Section 71 is then subject to some further restrictions provided in Section 97 of the UK Children Act 1989.

In summary, Section 97 states that:-

No person shall publish any material which is intended, or likely, to identify:

–   any child as being involved in such proceedings, or

–   an address or school as being tat of a child involved in such proceedings.

We support the wording of the above UK legislation.


6. Increase the Accountability of the CSA Senior Case Officers.

We support the removal of paragraph (s) from Schedule 1 of the Administrative Decisions (Judicial Review) Act 1977.

A decision to increase an administrative assessment is often based simply on the Senior Case Officer’s perception of what the liable parent (and sometimes the carer) should be earning

The decision made by CSA Senior Case Officers is specifically excluded from judicial review under paragraph (s) of Schedule 1 of the Administrative Decisions (Judicial Review) Act 1977  – (the “ADJR” Act).

The ADJR Act is appropriate legislation to review the performance of Commonwealth officers such as CSA Senior Case Officers. However Paragraph (s) of this Act shuts this avenue out.

Since 1 January 2007, the Social Security Appeals Tribunal (SSAT) can review these types of decisions. However a further issue has arisen. The participants at the Tribunal are sworn to secrecy. At the same time, the decisions of the SSAT are not published.

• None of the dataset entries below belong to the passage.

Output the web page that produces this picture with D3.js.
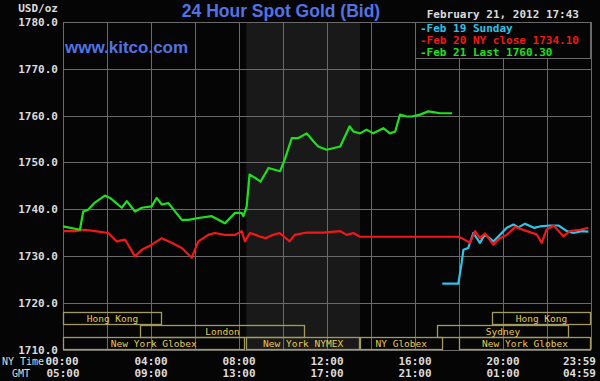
<!DOCTYPE html>
<html><head><meta charset="utf-8">
<script src="https://cdn.jsdelivr.net/npm/d3@7"></script>
<style>
html,body{margin:0;padding:0;background:#050505;}
svg{display:block;}
</style></head>
<body>
<script>
// ---- data ----
const title = "24 Hour Spot Gold (Bid)";
const stamp = "February 21, 2012 17:43";
const yTicks = [1710, 1720, 1730, 1740, 1750, 1760, 1770, 1780];
const xGridHours = [0, 2, 4, 6, 8, 10, 12, 14, 16, 18, 20, 22, 24];
const xLabelHours = [0, 4, 8, 12, 16, 20, 24];
const nyLabels = ["00:00", "04:00", "08:00", "12:00", "16:00", "20:00", "23:59"];
const gmtLabels = ["05:00", "09:00", "13:00", "17:00", "21:00", "01:00", "04:59"];
const pitSession = [8.33, 13.5];
const legendLabels = ["Feb 19 Sunday", "Feb 20 NY close 1734.10", "Feb 21 Last 1760.30"];

const sessionNames = ["Hong Kong", "London", "New York Globex", "New York NYMEX", "NY Globex", "New York Globex", "Sydney", "Hong Kong"];
const sessionRows  = [0, 1, 2, 2, 2, 2, 1, 0];
const sessionStart = [0, 3.5, 0, 8.33, 13.5, 18, 17, 19.5];
const sessionEnd   = [4.5, 11, 8.25, 13.5, 17.25, 24, 23, 24];

// time in NY hours, price in USD/oz
const feb21Hours = [0, 0.77, 0.92, 1.15, 1.45, 1.9, 2.14, 2.67, 2.9, 3.27, 3.58, 4.03, 4.26, 4.49, 4.79, 5.4, 5.7, 6.15, 6.76, 7.36, 7.82, 8.12, 8.2, 8.35, 8.48, 8.76, 8.98, 9.34, 9.87, 10.1, 10.4, 10.7, 11.08, 11.38, 11.6, 11.98, 12.6, 13.03, 13.2, 13.5, 13.8, 14.1, 14.56, 14.86, 15.1, 15.32, 15.62, 15.85, 16.23, 16.6, 16.9, 17.13, 17.68];
const feb21Price = [1736.3, 1735.6, 1739.5, 1739.9, 1741.4, 1742.9, 1742.4, 1740.3, 1741.7, 1739.5, 1740.3, 1740.6, 1742.4, 1741.0, 1741.3, 1737.7, 1737.7, 1738.1, 1738.5, 1737.0, 1739.2, 1739.2, 1738.5, 1740.6, 1747.4, 1746.6, 1745.9, 1748.8, 1748.1, 1750.9, 1755.2, 1755.2, 1756.2, 1754.5, 1753.4, 1752.7, 1753.4, 1757.7, 1756.6, 1756.2, 1757.0, 1756.2, 1757.3, 1756.2, 1756.6, 1760.2, 1759.8, 1759.8, 1760.2, 1760.9, 1760.7, 1760.5, 1760.5];

const feb20Hours = [0, 0.55, 1.0, 1.45, 2.06, 2.44, 2.82, 3.27, 3.58, 4.03, 4.49, 4.94, 5.4, 5.85, 6.15, 6.6, 6.9, 7.36, 7.82, 8.12, 8.27, 8.5, 8.76, 8.9, 9.2, 9.55, 9.85, 10.3, 10.53, 11.08, 11.83, 12.6, 12.9, 13.2, 13.5, 15.0, 17.97, 18.13, 18.5, 18.73, 18.95, 19.18, 19.56, 19.86, 20.17, 20.55, 21.08, 21.53, 21.76, 21.98, 22.3, 22.74, 23.04, 23.5, 23.88];
const feb20Price = [1735.3, 1735.3, 1735.6, 1735.3, 1734.9, 1733.1, 1733.5, 1729.9, 1731.3, 1732.4, 1733.8, 1732.8, 1731.7, 1729.6, 1733.1, 1734.5, 1734.9, 1734.5, 1734.5, 1735.3, 1733.1, 1734.9, 1734.5, 1734.2, 1733.8, 1734.5, 1734.9, 1733.1, 1734.5, 1735.0, 1735.0, 1735.3, 1734.5, 1734.9, 1734.1, 1734.1, 1734.1, 1733.8, 1732.8, 1735.3, 1733.8, 1734.8, 1732.4, 1733.8, 1734.5, 1736.2, 1735.3, 1734.6, 1732.8, 1735.6, 1736.5, 1734.2, 1735.3, 1735.6, 1736.0];

const feb19Hours = [17.24, 17.97, 18.12, 18.2, 18.42, 18.65, 18.95, 19.18, 19.56, 19.86, 20.17, 20.47, 20.7, 21.0, 21.4, 21.68, 22.14, 22.52, 22.9, 23.2, 23.58, 23.88];
const feb19Price = [1724.1, 1724.1, 1728.5, 1731.3, 1731.7, 1734.9, 1732.8, 1734.6, 1733.1, 1734.5, 1736.0, 1736.7, 1736.1, 1736.9, 1736.0, 1736.3, 1736.5, 1736.5, 1735.3, 1734.9, 1735.3, 1735.2];

// ---- layout ----
const W = 600, H = 381;
const plotL = 63, plotR = 591, plotT = 22, plotB = 349.5;
const rowTop = 312, rowH = 12.5;
const colors = {bg:"#050505", pit:"#191919", grid:"#6a6a6a", axis:"#dcdcdc", title:"#5273e4",
  sess:"#a39a62", sessText:"#e9cc55", cyan:"#2fc3e6", red:"#f01818", green:"#1fe01f"};
const mono = "'DejaVu Sans Mono', 'Liberation Mono', monospace";

const x = d3.scaleLinear().domain([0, 24]).range([plotL, plotR]);
const y = d3.scaleLinear().domain([1710, 1780]).range([plotB, plotT]);

const svg = d3.select("body").append("svg").attr("width", W).attr("height", H);
svg.append("rect").attr("width", W).attr("height", H).attr("fill", colors.bg);

// pit session shading
svg.append("rect").attr("x", x(pitSession[0])).attr("y", plotT)
  .attr("width", x(pitSession[1]) - x(pitSession[0])).attr("height", plotB - plotT)
  .attr("fill", colors.pit);

// grid
svg.append("g").selectAll("line").data(yTicks).join("line")
  .attr("x1", plotL).attr("x2", plotR).attr("y1", d => Math.round(y(d)) + 0.5).attr("y2", d => Math.round(y(d)) + 0.5)
  .attr("stroke", colors.grid).attr("stroke-width", 1);
svg.append("g").selectAll("line").data(xGridHours).join("line")
  .attr("x1", d => Math.round(x(d)) + 0.5).attr("x2", d => Math.round(x(d)) + 0.5).attr("y1", plotT).attr("y2", plotB)
  .attr("stroke", colors.grid).attr("stroke-width", 1);

// y labels
svg.append("g").selectAll("text").data(yTicks).join("text")
  .attr("x", 58).attr("y", d => y(d) + 4).attr("text-anchor", "end")
  .attr("font-family", mono).attr("font-size", 11).attr("font-weight", "bold")
  .attr("fill", colors.axis).text(d => d.toFixed(1));
svg.append("text").attr("x", 58).attr("y", 12).attr("text-anchor", "end")
  .attr("font-family", mono).attr("font-size", 11).attr("font-weight", "bold")
  .attr("fill", colors.axis).text("USD/oz");

// x labels
const xl = svg.append("g").attr("font-family", mono).attr("font-size", 11).attr("font-weight", "bold").attr("fill", colors.axis);
xl.selectAll("text.ny").data(xLabelHours).join("text").attr("class", "ny")
  .attr("x", (d, i) => i === xLabelHours.length - 1 ? 596 : (i === 0 ? x(d) - 1 : x(d)))
  .attr("y", 365).attr("text-anchor", (d, i) => i === xLabelHours.length - 1 ? "end" : "middle")
  .text((d, i) => nyLabels[i]);
xl.selectAll("text.gmt").data(xLabelHours).join("text").attr("class", "gmt")
  .attr("x", (d, i) => i === xLabelHours.length - 1 ? 596 : x(d))
  .attr("y", 377).attr("text-anchor", (d, i) => i === xLabelHours.length - 1 ? "end" : "middle")
  .text((d, i) => gmtLabels[i]);
svg.append("text").attr("x", 2).attr("y", 365).attr("font-family", mono).attr("font-size", 10)
  .attr("textLength", 42).attr("fill", colors.axis).text("NY Time");
svg.append("text").attr("x", 12).attr("y", 377).attr("font-family", mono).attr("font-size", 10)
  .attr("fill", colors.axis).text("GMT");

// sessions
const sess = svg.append("g");
sessionNames.forEach((name, i) => {
  const x0 = x(sessionStart[i]), x1 = x(sessionEnd[i]);
  const yy = rowTop + sessionRows[i] * rowH;
  sess.append("rect").attr("x", Math.round(x0) + 0.5).attr("y", Math.round(yy) + 0.5)
    .attr("width", Math.round(x1 - x0) - 1).attr("height", rowH - 0.5)
    .attr("fill", "none").attr("stroke", colors.sess).attr("stroke-width", 1.3);
  sess.append("text").attr("x", (x0 + x1) / 2).attr("y", yy + 10)
    .attr("text-anchor", "middle").attr("font-family", mono).attr("font-size", 9.5)
    .attr("fill", colors.sessText).text(name);
});

// series lines
const line = d3.line().x(d => x(d[0])).y(d => y(d[1]));
const series = [
  {h: feb19Hours, p: feb19Price, c: colors.cyan},
  {h: feb20Hours, p: feb20Price, c: colors.red},
  {h: feb21Hours, p: feb21Price, c: colors.green}
];
series.forEach(s => {
  svg.append("path").datum(s.h.map((h, i) => [h, s.p[i]]))
    .attr("d", line).attr("fill", "none").attr("stroke", s.c).attr("stroke-width", 2.2)
    .attr("stroke-linejoin", "round");
});

// legend
svg.append("rect").attr("x", 415.5).attr("y", 22.5).attr("width", 175).attr("height", 36)
  .attr("fill", colors.bg).attr("stroke", colors.grid);
const legColors = [colors.cyan, colors.red, colors.green];
svg.append("g").selectAll("text").data(legendLabels).join("text")
  .attr("x", 420).attr("y", (d, i) => 32 + i * 12)
  .attr("font-family", mono).attr("font-size", 11).attr("font-weight", "bold")
  .attr("fill", (d, i) => legColors[i]).text(d => "-" + d);

// header texts
svg.append("text").attr("x", 281).attr("y", 17).attr("text-anchor", "middle")
  .attr("font-family", "'Liberation Sans', Arial, sans-serif").attr("font-weight", "bold").attr("font-size", 17.5)
  .attr("fill", colors.title).text(title);
svg.append("text").attr("x", 65).attr("y", 53)
  .attr("font-family", "'Liberation Sans', Arial, sans-serif").attr("font-weight", "bold").attr("font-size", 17)
  .attr("fill", colors.title).text("www.kitco.com");
svg.append("text").attr("x", 579).attr("y", 18).attr("text-anchor", "end")
  .attr("font-family", mono).attr("font-size", 11).attr("font-weight", "bold")
  .attr("fill", colors.axis).text(stamp);
</script>
</body></html>
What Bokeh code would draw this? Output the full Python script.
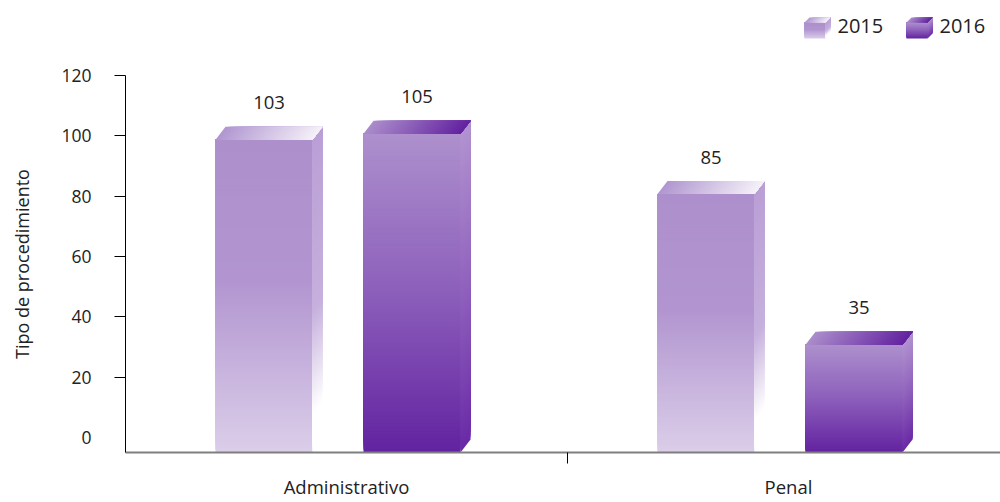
import numpy as np
from bokeh.plotting import figure
from bokeh.layouts import column
from bokeh.models import Range1d, FixedTicker
from bokeh.core.properties import value
from bokeh.embed import file_html
from bokeh.resources import INLINE

# ---------------- data ----------------
categories = ["Administrativo", "Penal"]
years = ["2015", "2016"]
values_2015 = [103, 85]
values_2016 = [105, 35]
y_ticks = [0, 20, 40, 60, 80, 100, 120]
y_axis_title = "Tipo de procedimiento"

# ---------------- layout ----------------
W = 1000
LEG_H = 55
MAIN_H = 502 - LEG_H
B_LEFT, B_BOTTOM, B_TOP, B_RIGHT = 125, 50, 20, 0
frame_w = W - B_LEFT - B_RIGHT
frame_h = MAIN_H - B_TOP - B_BOTTOM
PX_X = 442.0                      # px per category unit
x_start = 0.0
x_end = frame_w / PX_X
y_start = -5.0
y_end = float(y_ticks[-1])
PX_Y = frame_h / (y_end - y_start)  # px per value unit

FONT = value("Open Sans")
TXT = "#222222"

def hex2rgb(h):
    return tuple(int(h[i:i + 2], 16) for i in (1, 3, 5))

def grad(stops, t):
    for (t0, c0), (t1, c1) in zip(stops[:-1], stops[1:]):
        if t <= t1:
            f = (t - t0) / (t1 - t0) if t1 > t0 else 0.0
            a, b = hex2rgb(c0), hex2rgb(c1)
            return "#%02x%02x%02x" % tuple(int(round(a[k] + (b[k] - a[k]) * f)) for k in range(3))
    return stops[-1][1]

STYLE = {
    "2015": dict(
        front=[(0.0, "#ad8fcc"), (0.45, "#b295d0"), (1.0, "#dbcee9")],
        side=[(0.0, "#ba9fd6"), (0.55, "#c6b0dd"), (0.88, "#ffffff"), (1.0, "#ffffff")],
        top=[(0.0, "#b096d0"), (1.0, "#f5f1f9")],
    ),
    "2016": dict(
        front=[(0.0, "#ad90cd"), (0.5, "#8c5fbb"), (1.0, "#6222a0")],
        side=[(0.0, "#b293d0"), (0.5, "#9062bd"), (1.0, "#6a2aa6")],
        top=[(0.0, "#ab8dcb"), (1.0, "#6322a0")],
    ),
}


def cube(fig, x0, w, d, ybot, ytop_front, dyv, st, n=120, nt=40):
    """3D box: front face, right side face, top face, all gradient filled."""
    edges = np.linspace(ybot, ytop_front, n + 1)
    tm = 1 - (np.arange(n) + 0.5) / n      # 0 at top, 1 at bottom
    cols = [grad(st["front"], t) for t in tm]
    lo = np.minimum(edges[:-1], ytop_front)
    hi = np.maximum(edges[:-1], ytop_front)
    fig.quad(left=x0, right=x0 + w, bottom=lo, top=hi, fill_color=cols, line_color=None)
    xs, ys, cs = [], [], []
    for i in range(n):
        a = edges[i]
        xs.append([x0 + w, x0 + w, x0 + w + d, x0 + w + d])
        ys.append([a, ytop_front, ytop_front + dyv, a + dyv])
        cs.append(grad(st["side"], tm[i]))
    fig.patches(xs=xs, ys=ys, fill_color=cs, line_color=None)
    xs, ys, cs = [], [], []
    for j in range(nt):
        u0, u1 = x0 + w * j / nt, x0 + w
        xs.append([u0, u1, u1 + d, u0 + d])
        ys.append([ytop_front, ytop_front, ytop_front + dyv, ytop_front + dyv])
        cs.append(grad(st["top"], (j + 0.5) / nt))
    fig.patches(xs=xs, ys=ys, fill_color=cs, line_color=None)


# ---------------- legend strip (page-pixel coordinates) ----------------
# its frame is aligned with the main chart's frame (x from B_LEFT to W)
leg = figure(width=W, height=LEG_H, x_range=Range1d(B_LEFT, W - B_RIGHT), y_range=Range1d(LEG_H, 0),
             min_border=0, toolbar_location=None, output_backend="svg",
             x_axis_location=None, y_axis_location=None,
             background_fill_color="white", border_fill_color="white")
leg.outline_line_color = None
leg.grid.visible = False
leg_left = {"2015": 804, "2016": 906}
for yr in years:
    lx = leg_left[yr]
    cube(leg, lx, 21, 5, 38, 22, -5, STYLE[yr], n=30, nt=10)
    leg.text(x=[lx + 33], y=[25], text=[yr], text_align="left", text_baseline="middle",
             text_font=FONT, text_font_size=value("20px"), text_color=TXT)

# ---------------- main chart ----------------
p = figure(width=W, height=MAIN_H, x_range=Range1d(x_start, x_end), y_range=Range1d(y_start, y_end),
           min_border_left=B_LEFT, min_border_right=B_RIGHT, min_border_top=B_TOP,
           min_border_bottom=B_BOTTOM, toolbar_location=None, output_backend="svg",
           background_fill_color="white", border_fill_color="white")
p.outline_line_color = None
p.xgrid.visible = False
p.ygrid.visible = False

FRONT_W = 97 / PX_X
DEPTH_X = 10 / PX_X
DEPTH_Y = 13 / PX_Y
OFFSETS = {"2015": -131 / PX_X, "2016": 17 / PX_X}
series = {"2015": values_2015, "2016": values_2016}

lab_x, lab_y, lab_t = [], [], []
for yr in years:
    for i, cat in enumerate(categories):
        v = series[yr][i]
        x0 = i + 0.5 + OFFSETS[yr]
        cube(p, x0, FRONT_W, DEPTH_X, y_start, v - DEPTH_Y, DEPTH_Y, STYLE[yr])
        lab_x.append(x0 + (FRONT_W + DEPTH_X) / 2)
        lab_y.append(v)
        lab_t.append(str(v))

p.text(x=lab_x, y=lab_y, text=lab_t, y_offset=-24, text_align="center", text_baseline="middle",
       text_font=FONT, text_font_size=value("18.5px"), text_color=TXT)

# y axis
ya = p.yaxis[0]
ya.ticker = FixedTicker(ticks=y_ticks, minor_ticks=y_ticks[1:])
ya.bounds = (y_start, y_ticks[-1])
ya.major_tick_out = 0
ya.major_tick_in = 0
ya.minor_tick_out = 11
ya.minor_tick_in = 0
ya.minor_tick_line_color = "black"
ya.axis_line_color = "black"
ya.major_label_standoff = 23
ya.major_label_text_font = "Open Sans"
ya.major_label_text_font_size = "17.5px"
ya.major_label_text_color = TXT
ya.axis_label = y_axis_title
ya.axis_label_standoff = 24
ya.axis_label_text_font = "Open Sans"
ya.axis_label_text_font_size = "18px"
ya.axis_label_text_font_style = "normal"
ya.axis_label_text_color = TXT

# x axis
xa = p.xaxis[0]
centers = [i + 0.5 for i in range(len(categories))]
xa.ticker = FixedTicker(ticks=centers, minor_ticks=[1.0])
xa.major_label_overrides = {c: cat for c, cat in zip(centers, categories)}
xa.major_tick_out = 0
xa.major_tick_in = 0
xa.minor_tick_out = 11
xa.minor_tick_in = 0
xa.minor_tick_line_color = "black"
xa.axis_line_color = "#7f7f7f"
xa.axis_line_width = 2
xa.major_label_standoff = 10
xa.major_label_text_font = "Open Sans"
xa.major_label_text_font_size = "18.5px"
xa.major_label_text_color = TXT

layout = column(leg, p, spacing=0)
open("out.html", "w").write(file_html(layout, INLINE))
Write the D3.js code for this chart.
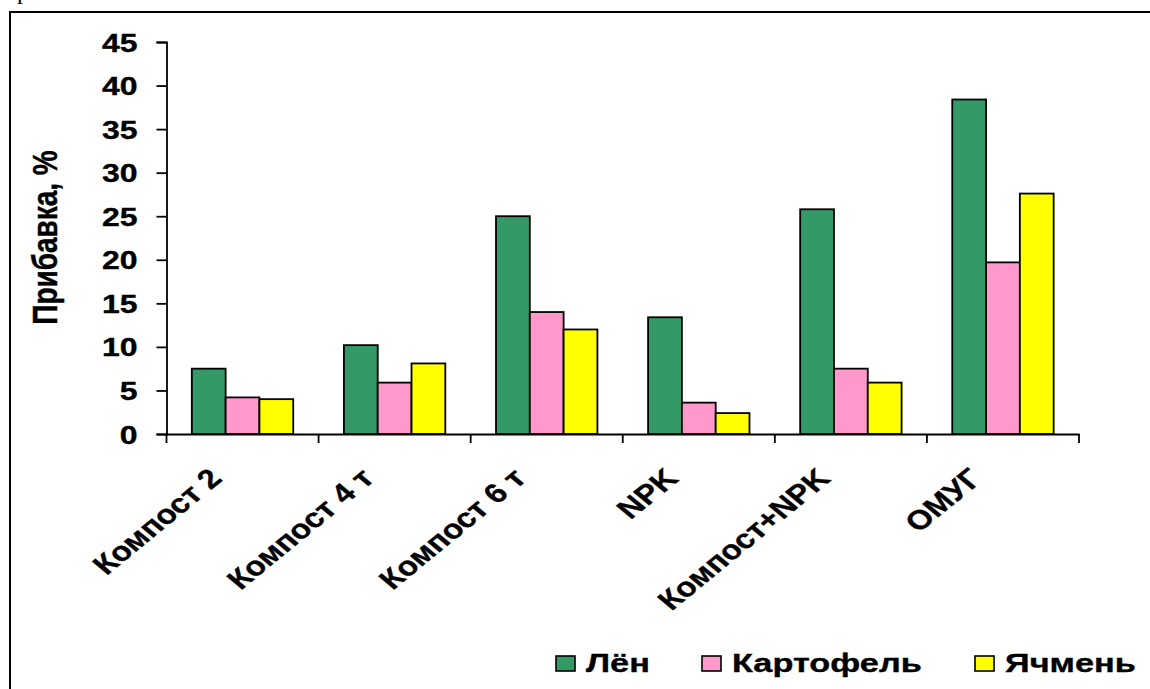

As a result, the secrecy provisions of the SSAT shield the performance of the original decision-maker, i.e. the CSA Senior Case Officer. The Senior Case Officer is a Commonwealth officer. As such, he or she should be accountable for their actions.


7. Remove the Lack of Transparency the Current Reporting and Legislative Practices.

We support a thorough and independent overview of the Family Law and Child Support reports and Bills, which go to Parliament.

We are concerned with the lack of transparency in the preparation and passing of the legislation through Parliament.

The Family Payments and Child Support Branch is responsible for providing the Government reports on child support. They are then responsible for drafting much of the proposed legislation that is presented to Parliament. They are then responsible for the later reporting on the outcome of the changes that they have initiated.

The Family Payments and Child Support Branch is part of the  Families Group of the Department of Families, Housing, Community Services and Indigenous Affairs (FAHCSIA)

This is a serious concern at the lack of transparency in this overall process.

(note The Child Support Agency is not part of FAHCSIA but rather an agency within the Department of Human Services).


8. Wrongful Use of Tax File Numbers.

The Child Support Agency, through their previous link to the Australian Tax Office, has direct access to your tax file numbers and tax details. Other organisations in the same department, such as Centrelink, Medicare and the Commonweath Rehabilitation Services, are restricted from having the same access.

In 2001, amendments in Schedule 5 to the Child Support Legislation Amendment Act 2001 (Act No. 75) repealed section 8WD of the Taxation Administration Act 1953. This  consequently removed the Tax Commissioner from holding the Office of Child Support Registrar.

Schedule 2 inserted subparagraph (ga) into s 202 of the Income Tax Administration Act 1936. This then inserted TFN enabling provisions into child support legislation. This was identical to those in social security legislation. It placed the Child Support Registrar in the same position as all other lawful TFN recipients. This is  where they can only obtain a TFN by requesting it from the person that the TFN was issued to.

However the Child Support Agency has “misunderstood” these changes. They have retained access to the ATO database as if section 8WD remained in effect and that the Tax Commissioner still held the Office of Child Support Registrar (which is incorrect).

We would hold the Child Support Agency to account for their actions.